## Begin

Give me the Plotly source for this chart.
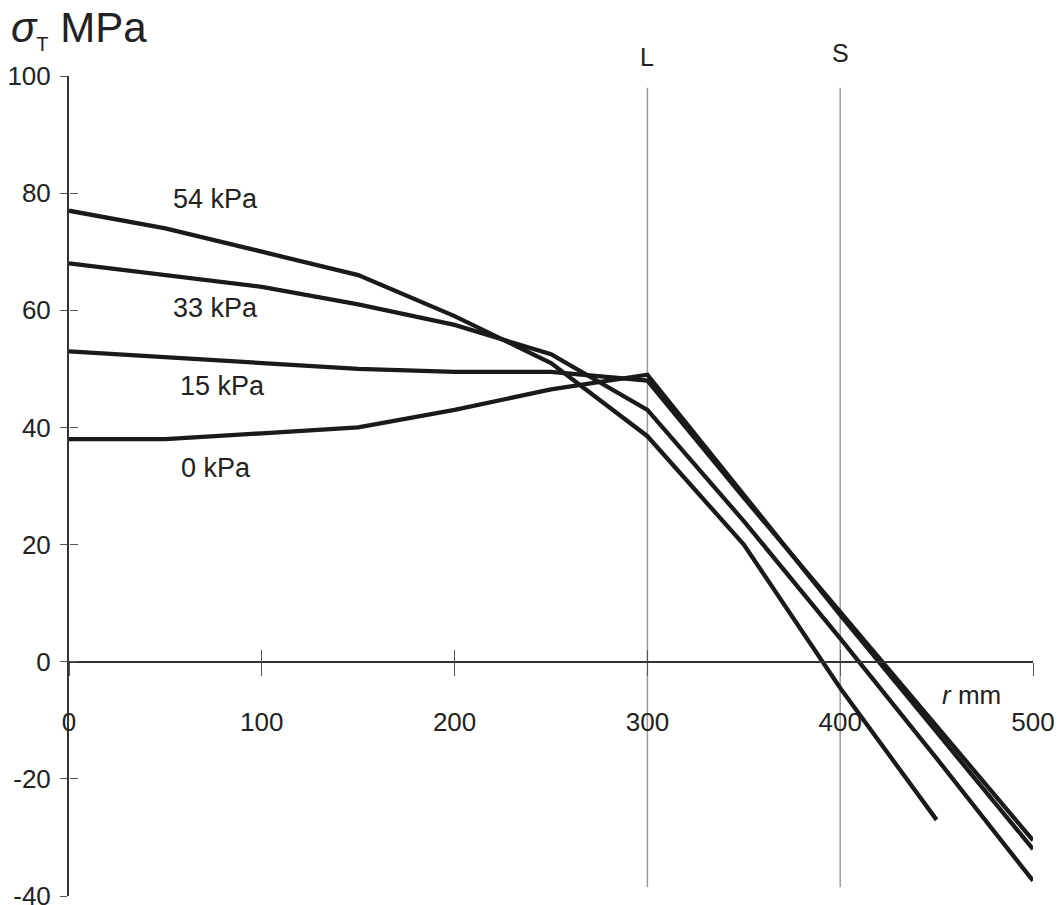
import plotly.graph_objects as go

# ---- data ----
r_mm = [0, 50, 100, 150, 200, 250, 300, 350, 400, 450, 500]
sigma_54kPa = [77, 74, 70, 66, 59, 51, 38.5, 20, -4.5, -27]
sigma_33kPa = [68, 66, 64, 61, 57.5, 52.5, 43, 24, 4, -16.5, -37.4]
sigma_15kPa = [53, 52, 51, 50, 49.5, 49.5, 48, 28, 8.5, -11, -30.5]
sigma_0kPa = [38, 38, 39, 40, 43, 46.5, 49, 28.5, 8, -12, -32]
series_names = ["54 kPa", "33 kPa", "15 kPa", "0 kPa"]
x_ticks = [0, 100, 200, 300, 400, 500]
y_ticks = [-40, -20, 0, 20, 40, 60, 80, 100]
y_ticktext = ["-40", "-20", "0", "20", "40", "60", "80", "100"]
ref_line_names = ["L", "S"]
ref_line_r = [300, 400]

X_RANGE = [0, 500]
Y_RANGE = [-40, 100]
FONT = "Liberation Sans, Arial, sans-serif"
TXT = "#222222"
LINE = "#1a1a1a"

fig = go.Figure()

series = [sigma_54kPa, sigma_33kPa, sigma_15kPa, sigma_0kPa]
for name, vals in zip(series_names, series):
    fig.add_trace(go.Scatter(
        x=r_mm[:len(vals)], y=vals, mode="lines", name=name,
        line=dict(color=LINE, width=4.3), showlegend=False,
    ))

# empty trace so the overlay axes (inner tick halves) are drawn
fig.add_trace(go.Scatter(x=[], y=[], xaxis="x2", yaxis="y2", showlegend=False, hoverinfo="skip"))

# reference vertical lines L and S
label_y = {"L": 1.0226, "S": 1.028}
for lab, xv in zip(ref_line_names, ref_line_r):
    fig.add_shape(type="line", xref="x", yref="y", x0=xv, x1=xv, y0=-38.5, y1=98,
                  line=dict(color="#9a9a9a", width=1.5), layer="below")
    fig.add_annotation(x=xv, y=label_y[lab], xref="x", yref="paper", xanchor="center",
                       yanchor="middle", text=lab, showarrow=False,
                       font=dict(size=25, color=TXT, family=FONT))

# curve labels
label_pos = {"54 kPa": (76, 79), "33 kPa": (76, 60.4), "15 kPa": (79.5, 47), "0 kPa": (76, 33.1)}
for name in series_names:
    lx, ly = label_pos[name]
    fig.add_annotation(x=lx, y=ly, xref="x", yref="y", text=name, showarrow=False,
                       font=dict(size=27, color=TXT, family=FONT))

# axis titles
fig.add_annotation(x=468, y=-5.6, xref="x", yref="y", text="<i>r</i> mm", showarrow=False,
                   font=dict(size=26, color=TXT, family=FONT))
fig.add_annotation(x=-0.062, y=1.057, xref="paper", yref="paper", xanchor="left", yanchor="middle",
                   text="<i>σ</i><sub><span style='font-size:20px'>T</span></sub> MPa",
                   showarrow=False, font=dict(size=42, color=TXT, family=FONT))

zero_pos = (0 - Y_RANGE[0]) / (Y_RANGE[1] - Y_RANGE[0])

fig.update_layout(
    width=1056, height=897,
    margin=dict(l=61, r=31, t=68, b=9, autoexpand=False),
    paper_bgcolor="white", plot_bgcolor="white",
    font=dict(family=FONT, color=TXT, size=26),
    xaxis=dict(range=X_RANGE, anchor="free", position=zero_pos, showgrid=False, zeroline=False,
               automargin=False, showline=True, linecolor="#333", linewidth=2,
               tickvals=x_ticks, ticks="outside", ticklen=13, tickwidth=1.2, tickcolor="#555",
               ticklabelstandoff=24, tickfont=dict(size=26, color=TXT)),
    xaxis2=dict(range=X_RANGE, overlaying="x", anchor="free", position=zero_pos, showgrid=False,
                automargin=False, zeroline=False, showline=False, tickvals=x_ticks, ticks="inside",
                ticklen=12, tickwidth=1.2, tickcolor="#555", showticklabels=False),
    yaxis=dict(range=Y_RANGE, showgrid=False, zeroline=False, showline=True, linecolor="#333",
               automargin=False, linewidth=2, tickvals=y_ticks, ticktext=y_ticktext,
               ticks="outside", ticklen=7, tickwidth=1.2, tickcolor="#555", ticklabelstandoff=4,
               ticklabeloverflow="allow", tickfont=dict(size=26, color=TXT)),
    yaxis2=dict(range=Y_RANGE, overlaying="y", anchor="free", position=0, showgrid=False,
                automargin=False, zeroline=False, showline=False, tickvals=y_ticks, ticks="inside",
                ticklen=8, tickwidth=1.2, tickcolor="#555", showticklabels=False),
)

fig.write_html("out.html")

## End

* _WORK TO BE COMPLETED_
Return only the lines running from the top of the data to the line that holds "font=dict(size=25, color=TXT, family=FONT))". Include both of those lines, but skip the pictures.

* _ANSWER TO THE PROBLEM_
Give me the Plotly source for this chart.
import plotly.graph_objects as go

# ---- data ----
r_mm = [0, 50, 100, 150, 200, 250, 300, 350, 400, 450, 500]
sigma_54kPa = [77, 74, 70, 66, 59, 51, 38.5, 20, -4.5, -27]
sigma_33kPa = [68, 66, 64, 61, 57.5, 52.5, 43, 24, 4, -16.5, -37.4]
sigma_15kPa = [53, 52, 51, 50, 49.5, 49.5, 48, 28, 8.5, -11, -30.5]
sigma_0kPa = [38, 38, 39, 40, 43, 46.5, 49, 28.5, 8, -12, -32]
series_names = ["54 kPa", "33 kPa", "15 kPa", "0 kPa"]
x_ticks = [0, 100, 200, 300, 400, 500]
y_ticks = [-40, -20, 0, 20, 40, 60, 80, 100]
y_ticktext = ["-40", "-20", "0", "20", "40", "60", "80", "100"]
ref_line_names = ["L", "S"]
ref_line_r = [300, 400]

X_RANGE = [0, 500]
Y_RANGE = [-40, 100]
FONT = "Liberation Sans, Arial, sans-serif"
TXT = "#222222"
LINE = "#1a1a1a"

fig = go.Figure()

series = [sigma_54kPa, sigma_33kPa, sigma_15kPa, sigma_0kPa]
for name, vals in zip(series_names, series):
    fig.add_trace(go.Scatter(
        x=r_mm[:len(vals)], y=vals, mode="lines", name=name,
        line=dict(color=LINE, width=4.3), showlegend=False,
    ))

# empty trace so the overlay axes (inner tick halves) are drawn
fig.add_trace(go.Scatter(x=[], y=[], xaxis="x2", yaxis="y2", showlegend=False, hoverinfo="skip"))

# reference vertical lines L and S
label_y = {"L": 1.0226, "S": 1.028}
for lab, xv in zip(ref_line_names, ref_line_r):
    fig.add_shape(type="line", xref="x", yref="y", x0=xv, x1=xv, y0=-38.5, y1=98,
                  line=dict(color="#9a9a9a", width=1.5), layer="below")
    fig.add_annotation(x=xv, y=label_y[lab], xref="x", yref="paper", xanchor="center",
                       yanchor="middle", text=lab, showarrow=False,
                       font=dict(size=25, color=TXT, family=FONT))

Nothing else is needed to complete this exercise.